Most of the time, Mazino felt he didn’t have to stretch to play Paul. In fact, he says, he leaned deeper into his own personality than he has in most of his previous roles. “One of my biggest critiques [from my] training is that I tend to mumble and it’s hard to understand me and I don’t articulate,” he says. He reached out to Lee. “I was like, ‘Hey, if I ever need to articulate more, you let me know. I’m conscious of that,’” Mazino recalls. “But he was like, ‘No, no, no, it works for the character.’ Because Paul’s not this extroverted, eloquent guy.’”
While Mazino wanted to bring as much of himself as possible to the character, he also aimed to subtly evolve him over the course of the season. As Paul comes out of his shell — buoyed by his relationship with Amy — his posture changes. Mazino wanted to show that Paul grew physically as well as emotionally.
Mazino is fully aware of the impact BEEF may have on Asian representation in Hollywood. The specter of the industry’s history of offensively stereotyped Asian characters still looms, and BEEF, in all its nasty, messed-up glory, challenges that. “It’s refreshing to just finally be a real-ass human being that’s just as toxic, that’s just as real,” he says. “I don't think we have to be like, ‘Look at us, we are just as human.’ I don't think we have to express that. I think we’re past that now. It’s more like, ‘Look at the multifaceted humans and the human condition that exists in this culture.’”
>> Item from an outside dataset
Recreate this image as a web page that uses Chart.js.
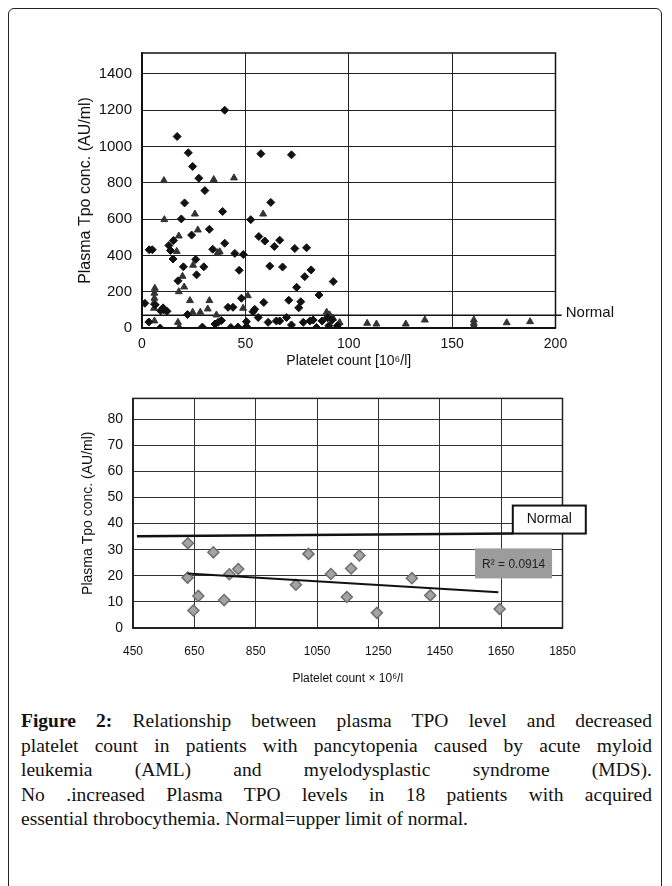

But even before BEEF reaches a wide audience, Mazino’s already secured the approval of one tough audience: his parents, who watched screeners of the series. It meant a lot, he says, given how disappointed his dad had been when he dropped out of college. “I get it,” says the actor. “They have worked and toiled their whole lives.” But his father reached out. “He gave me a call and was like, ‘You did good.’”
Even as his star rises, Mazino is leaving his future wide open. “I have no idea what’s going to happen in the next month or where I’m going to be, but I don't mind that,” he says. “I might just sell all my stuff …and travel and just get lost.”
Something tells us disappearing won’t be quite so easy from here on out.